The self-co-opted radicals run the show today, and they have adopted as their allies the scores of millions of angry and resentful foreigners, and the descendants of foreigners, admitted to the United States under the irresponsible immigration policies institutionalized by Congress at the behest of Northern industrialists in the second half of the 19th century and maintained ever since (save for a decade or so following World War I) by a powerful combination comprising ruthless entrepreneurs, the soft-minded churches and the charities, and the more or less vicious ethnic lobbies. The vast majority of immigrants, after 1965 especially, have come to this country from strictly economic motives or because, as Mencken said in another context, there is a warrant out for them somewhere else. They have no other interest in American civilization, such as it exists today, than a job and the pleasures of life in an affluent society, and they have no intention of renouncing their previous identities and allegiances. Thus, the “Melting Pot” the North boasted of a century ago has come to resemble the brew being busily stirred by the witches Macbeth encountered on the heath, a writhing stew of snakes, toads, and eels, many of them poisonous and most of them an ecological threat to the native American habitat into which they have been thoughtlessly—and sometimes malevolently—introduced.

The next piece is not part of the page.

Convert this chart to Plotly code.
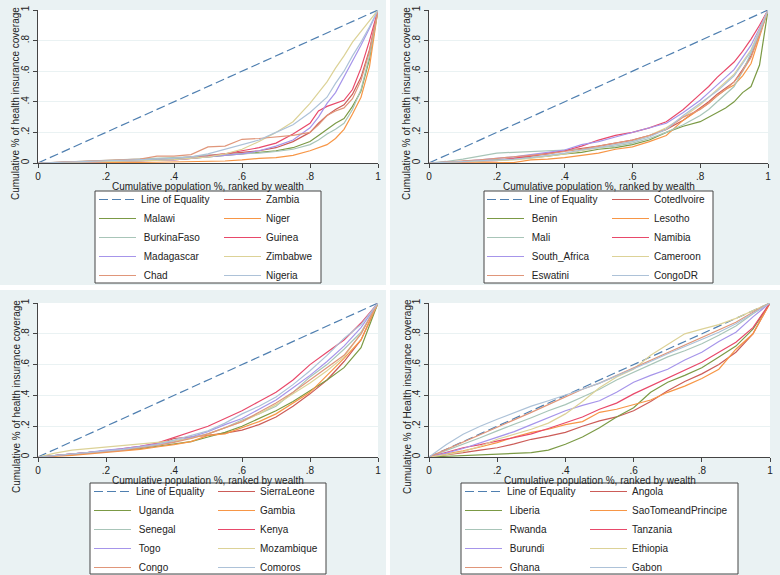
import plotly.graph_objects as go

W, H = 780, 575

# cumulative population share (x) used for the curves
pop_fine = [0, .05, .1, .15, .2, .25, .3, .35, .4, .45, .5, .55, .6, .65, .7, .75,
            .8, .825, .85, .875, .9, .925, .95, .975, 1]
pop_coarse = [0, .05, .1, .15, .2, .25, .3, .35, .4, .45, .5, .55, .6, .65, .7, .75,
              .8, .85, .9, .95, 1]
equality = [0, 1]

tick_vals = [0, .2, .4, .6, .8, 1]
tick_text = ["0", ".2", ".4", ".6", ".8", "1"]

x_title = "Cumulative population %, ranked by wealth"
y_titles = ["Cumulative % of health insurance coverage",
            "Cumulative % of health insurance coverage",
            "Cumulative % of health insurance coverage",
            "Cumulative % of Health insurance coverage"]

# panel 1
panel1 = {
    "Zambia":      [0, .003, .006, .01, .013, .016, .02, .025, .03, .04, .05, .06, .07, .08, .1, .14, .2, .26, .31, .35, .38, .45, .56, .74, 1],
    "Malawi":      [0, .002, .005, .008, .01, .013, .016, .02, .025, .03, .04, .05, .06, .07, .08, .1, .14, .18, .22, .26, .29, .37, .47, .68, 1],
    "Niger":       [0, 0, 0, .001, .002, .003, .004, .005, .006, .008, .01, .013, .02, .03, .035, .05, .08, .1, .12, .16, .22, .32, .43, .63, 1],
    "BurkinaFaso": [0, .004, .008, .012, .016, .02, .026, .03, .035, .04, .05, .055, .06, .065, .075, .09, .12, .15, .19, .22, .26, .35, .48, .7, 1],
    "Guinea":      [0, .002, .004, .006, .008, .01, .013, .016, .02, .03, .045, .06, .08, .1, .13, .19, .26, .34, .37, .39, .41, .48, .62, .8, 1],
    "Madagascar":  [0, .002, .004, .006, .008, .01, .012, .015, .02, .03, .04, .05, .06, .08, .11, .15, .23, .3, .39, .46, .56, .66, .77, .88, 1],
    "Zimbabwe":    [0, .002, .004, .006, .008, .01, .013, .017, .022, .03, .04, .06, .09, .14, .2, .27, .39, .46, .53, .62, .7, .79, .86, .93, 1],
    "Chad":        [0, .004, .008, .012, .016, .02, .025, .045, .045, .055, .105, .11, .155, .16, .17, .18, .2, .25, .31, .34, .36, .42, .54, .73, 1],
    "Nigeria":     [0, .003, .006, .009, .012, .015, .02, .025, .03, .04, .06, .09, .12, .15, .2, .25, .33, .38, .43, .52, .6, .7, .79, .89, 1],
}

# panel 2
panel2 = {
    "Cotedlvoire":  [0, .005, .01, .015, .02, .03, .045, .06, .08, .095, .11, .13, .15, .18, .22, .28, .36, .4, .45, .49, .53, .61, .7, .84, 1],
    "Benin":        [0, .005, .01, .015, .02, .025, .035, .045, .06, .07, .09, .1, .12, .15, .2, .24, .27, .3, .33, .36, .4, .46, .5, .64, 1],
    "Lesotho":      [0, 0, 0, 0, 0, .003, .02, .025, .035, .05, .065, .09, .105, .14, .18, .28, .35, .39, .44, .48, .51, .57, .65, .82, 1],
    "Mali":         [0, .01, .025, .045, .065, .07, .075, .08, .085, .09, .1, .11, .13, .16, .2, .25, .31, .35, .4, .45, .5, .6, .72, .84, 1],
    "Namibia":      [0, .003, .007, .01, .015, .03, .05, .065, .08, .11, .15, .18, .2, .23, .27, .35, .45, .5, .56, .61, .66, .73, .81, .9, 1],
    "South_Africa": [0, .005, .01, .02, .03, .04, .055, .07, .085, .12, .14, .17, .2, .23, .26, .33, .41, .46, .51, .56, .61, .69, .77, .88, 1],
    "Cameroon":     [0, .004, .008, .012, .016, .02, .03, .045, .06, .08, .1, .12, .14, .18, .23, .3, .38, .43, .48, .53, .58, .66, .74, .87, 1],
    "Eswatini":     [0, .006, .012, .02, .03, .04, .05, .06, .075, .09, .11, .13, .15, .18, .22, .3, .35, .39, .44, .48, .53, .6, .69, .84, 1],
    "CongoDR":      [0, .005, .01, .015, .02, .025, .035, .05, .065, .085, .1, .12, .14, .17, .22, .31, .39, .43, .47, .52, .57, .65, .73, .86, 1],
}

# panel 3
panel3 = {
    "SierraLeone": [0, .01, .02, .03, .04, .05, .065, .08, .12, .13, .14, .155, .175, .21, .26, .33, .41, .5, .62, .76, 1],
    "Uganda":      [0, .008, .016, .024, .035, .045, .055, .07, .085, .1, .13, .16, .2, .25, .3, .36, .43, .5, .58, .71, 1],
    "Gambia":      [0, .005, .01, .02, .03, .04, .05, .065, .08, .1, .14, .15, .19, .23, .28, .35, .42, .53, .64, .76, 1],
    "Senegal":     [0, .01, .02, .03, .04, .05, .065, .08, .1, .125, .15, .19, .24, .28, .33, .42, .52, .6, .7, .81, 1],
    "Kenya":       [0, .01, .02, .03, .04, .055, .07, .09, .125, .16, .2, .25, .3, .36, .42, .5, .6, .68, .76, .87, 1],
    "Togo":        [0, .01, .02, .03, .045, .055, .07, .085, .1, .13, .165, .21, .25, .31, .37, .45, .53, .62, .72, .84, 1],
    "Mozambique":  [0, .025, .045, .055, .065, .075, .085, .095, .105, .12, .15, .19, .23, .28, .34, .41, .48, .56, .65, .8, 1],
    "Congo":       [0, .008, .016, .025, .035, .045, .06, .075, .095, .12, .15, .19, .23, .29, .35, .42, .5, .58, .66, .8, 1],
    "Comoros":     [0, .01, .02, .03, .04, .05, .065, .08, .11, .14, .17, .22, .28, .33, .39, .47, .56, .66, .77, .86, 1],
}

# panel 4
panel4 = {
    "Angola":             [0, .012, .028, .045, .06, .085, .115, .135, .16, .2, .235, .26, .3, .36, .43, .49, .54, .6, .68, .8, 1],
    "Liberia":            [0, .005, .01, .013, .017, .022, .028, .045, .083, .13, .19, .26, .32, .42, .485, .53, .58, .65, .72, .83, 1],
    "SaoTomeandPrincipe": [0, .02, .04, .065, .093, .13, .16, .18, .21, .23, .29, .31, .34, .37, .42, .46, .51, .57, .7, .8, 1],
    "Rwanda":             [0, .04, .083, .125, .17, .21, .255, .3, .34, .39, .44, .5, .55, .6, .65, .69, .735, .79, .85, .93, 1],
    "Tanzania":           [0, .03, .06, .08, .104, .125, .15, .185, .22, .26, .31, .35, .41, .46, .51, .56, .615, .68, .745, .84, 1],
    "Burundi":            [0, .025, .055, .09, .126, .165, .21, .255, .3, .335, .365, .42, .485, .53, .57, .63, .68, .75, .81, .91, 1],
    "Ethiopia":           [0, .015, .035, .07, .115, .145, .18, .22, .28, .36, .45, .52, .57, .66, .73, .8, .83, .86, .9, .95, 1],
    "Ghana":              [0, .048, .095, .143, .19, .24, .29, .34, .39, .44, .48, .53, .58, .63, .68, .73, .78, .83, .875, .94, 1],
    "Gabon":              [0, .08, .148, .2, .245, .29, .33, .365, .4, .44, .48, .525, .57, .62, .67, .715, .76, .81, .865, .935, 1],
}

eq_color = "#4f7fb0"
series_colors = ["#cc5c58", "#7b9a45", "#f79646", "#a8c5b8", "#e8496a",
                 "#a695ea", "#dcd297", "#e0967a", "#adc2d8"]
panel_bg = "#eaf2f3"
axis_col = "#444444"
font_family = "Liberation Sans, Arial, sans-serif"


def px(x):
    return x / W


def py(y):
    return 1 - y / H


# pixel layout of each panel: background, plot area, legend box, legend columns
panels = [
    dict(data=panel1, x=pop_fine, bg=(0, 0, 386, 285), plot=(38, 10, 378, 163),
         box=(95, 191, 321, 283), cols=(94, 219), ytx=16),
    dict(data=panel2, x=pop_fine, bg=(390, 0, 780, 285), plot=(429, 10, 768, 163),
         box=(484, 191, 713, 283), cols=(482, 607), ytx=407),
    dict(data=panel3, x=pop_coarse, bg=(0, 290, 386, 575), plot=(38, 303, 378, 457),
         box=(90, 483, 326, 574), cols=(89, 213), ytx=16),
    dict(data=panel4, x=pop_coarse, bg=(390, 290, 780, 575), plot=(429, 303, 770, 457),
         box=(461, 483, 738, 574), cols=(460, 585), ytx=407),
]

fig = go.Figure()
shapes, annotations = [], []
layout = {}

for p, pan in enumerate(panels):
    n = "" if p == 0 else str(p + 1)
    left_leg = "legend" if p == 0 else f"legend{2 * p + 1}"
    right_leg = f"legend{2 * p + 2}"
    x0, y0, x1, y1 = pan["plot"]

    fig.add_trace(go.Scatter(
        x=equality, y=equality, mode="lines", name="Line of Equality",
        line=dict(color=eq_color, width=1.2, dash="9px,4px"),
        xaxis="x" + n, yaxis="y" + n, legend=left_leg, hoverinfo="skip"
    ))
    for k, (country, vals) in enumerate(pan["data"].items()):
        pos = k + 1
        on_left = pos % 2 == 0
        fig.add_trace(go.Scatter(
            x=pan["x"], y=vals, mode="lines",
            name=("\u00a0" + country) if on_left else country,
            line=dict(color=series_colors[k], width=1.2),
            xaxis="x" + n, yaxis="y" + n,
            legend=left_leg if on_left else right_leg
        ))

    layout["xaxis" + n] = dict(
        domain=[px(x0), px(x1)], anchor="y" + n, range=[0, 1], automargin=False,
        tickvals=tick_vals, ticktext=tick_text, ticks="outside", ticklen=4,
        tickcolor=axis_col, showline=True, linecolor=axis_col, linewidth=1,
        showgrid=False, zeroline=False, tickfont=dict(size=10, color="#222"),
    )
    layout["yaxis" + n] = dict(
        domain=[py(y1), py(y0)], anchor="x" + n, range=[0, 1], automargin=False,
        tickvals=tick_vals, ticktext=tick_text, ticks="outside", ticklen=4,
        tickcolor=axis_col, showline=True, linecolor=axis_col, linewidth=1,
        showgrid=True, gridcolor=panel_bg, gridwidth=1, zeroline=False,
        tickangle=-90, tickfont=dict(size=10, color="#222"),
    )

    bx0, by0, bx1, by1 = pan["bg"]
    shapes.append(dict(type="rect", xref="paper", yref="paper", layer="below",
                       x0=px(bx0), x1=px(bx1), y0=py(by1), y1=py(by0),
                       fillcolor=panel_bg, line=dict(width=0)))
    shapes.append(dict(type="rect", xref="paper", yref="paper", layer="below",
                       x0=px(x0), x1=px(x1), y0=py(y1), y1=py(y0),
                       fillcolor="white", line=dict(width=0)))
    lx0, ly0, lx1, ly1 = pan["box"]
    shapes.append(dict(type="rect", xref="paper", yref="paper", layer="below",
                       x0=px(lx0), x1=px(lx1), y0=py(ly1), y1=py(ly0),
                       fillcolor="white", line=dict(color=axis_col, width=1)))

    for c, col_x in enumerate(pan["cols"]):
        key = left_leg if c == 0 else right_leg
        layout[key] = dict(
            x=px(col_x), y=py(ly0 - 6), xanchor="left", yanchor="top",
            bgcolor="rgba(0,0,0,0)", borderwidth=0, tracegroupgap=0,
            itemwidth=37, font=dict(size=10, color="#222", family=font_family),
            traceorder="normal",
        )

    annotations.append(dict(
        text=x_title, xref="paper", yref="paper", showarrow=False,
        x=px((x0 + x1) / 2), y=py(y1 + 23), xanchor="center", yanchor="middle",
        font=dict(size=10, color="#222"),
    ))
    annotations.append(dict(
        text=y_titles[p], xref="paper", yref="paper", showarrow=False,
        x=px(pan["ytx"]), y=py(y0 + 94), textangle=-90,
        xanchor="center", yanchor="middle", font=dict(size=10, color="#222"),
    ))

fig.update_layout(
    width=W, height=H, margin=dict(l=0, r=0, t=0, b=0, autoexpand=False),
    paper_bgcolor="white", plot_bgcolor="white",
    font=dict(family=font_family, color="#222"),
    shapes=shapes, annotations=annotations, showlegend=True,
    **layout
)

# the page body has a default 8px margin; drop it so the figure fills the window
fig.write_html("out.html", config={"displayModeBar": False},
               post_script="document.body.style.margin='0px';")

America as she exists in 2015 is the creation of the Union states that won the Civil War, a country the former Confederacy has had virtually no hand in making. The descendants of the former Unionists need to remind themselves of this fact as they, along with a majority of Americans, deplore what their country has since become. For people whose hearts pump Confederate blood, a certain smugness is understandable, and even pardonable. Though their ancestors failed 150 years ago, Goliath has succeeded in destroying himself.